What happened?
The Federal Reserve opened a discussion about a new “payment account” that would let certain nonbank payment firms access Fed payment services without full master account privileges. Governor Christopher Waller outlined a prototype that would limit balances, pay no interest, offer no overdrafts, and exclude emergency lending, and Fed staff are now reviewing the idea. The proposal is being treated as a payments initiative focused on settlement efficiency and risk controls, not as a move to expand central bank credit or deposit-taking.
Who does this affect?
This mostly affects fintechs, crypto firms, stablecoin issuers, and tokenized fund operators that currently route dollar flows through sponsor banks.
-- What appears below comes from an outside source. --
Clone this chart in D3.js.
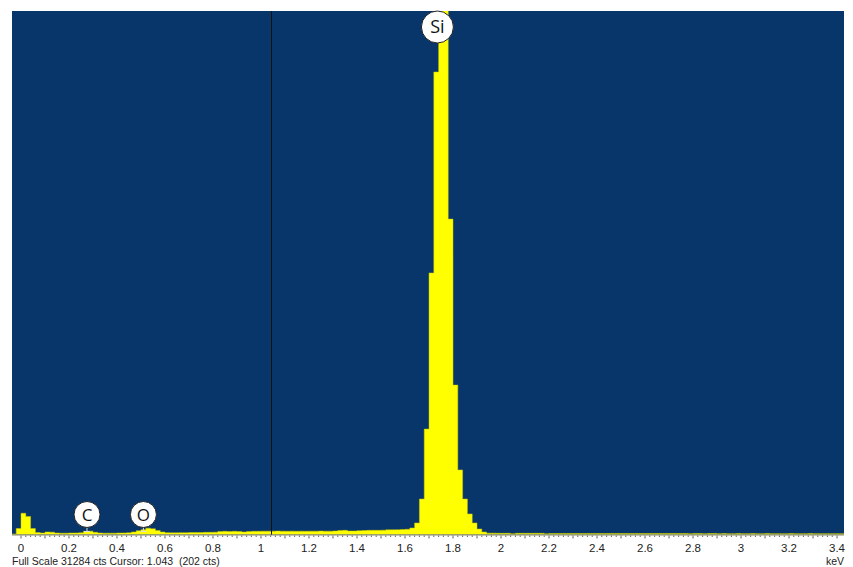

Banks with payment subsidiaries could be early users, while compliant nonbank firms might gain standardized, narrower access to Fed rails. Firms that can’t meet legal or supervisory requirements, or whose activities regulators view as unsafe, would remain excluded.
Why does this matter?
Cleaner, more direct access to Fed payment rails could shorten redemption queues, reduce settlement delays, and narrow spreads during heavy flows, improving market liquidity during stress. That would lower operational friction and some counterparty risk for stablecoin redemptions and tokenized fund settlements, which matters to traders and market makers. Still, balance caps, monitoring rules, and no credit access mean the impact is likely incremental and focused on settlement quality rather than a major shift in banking or monetary policy.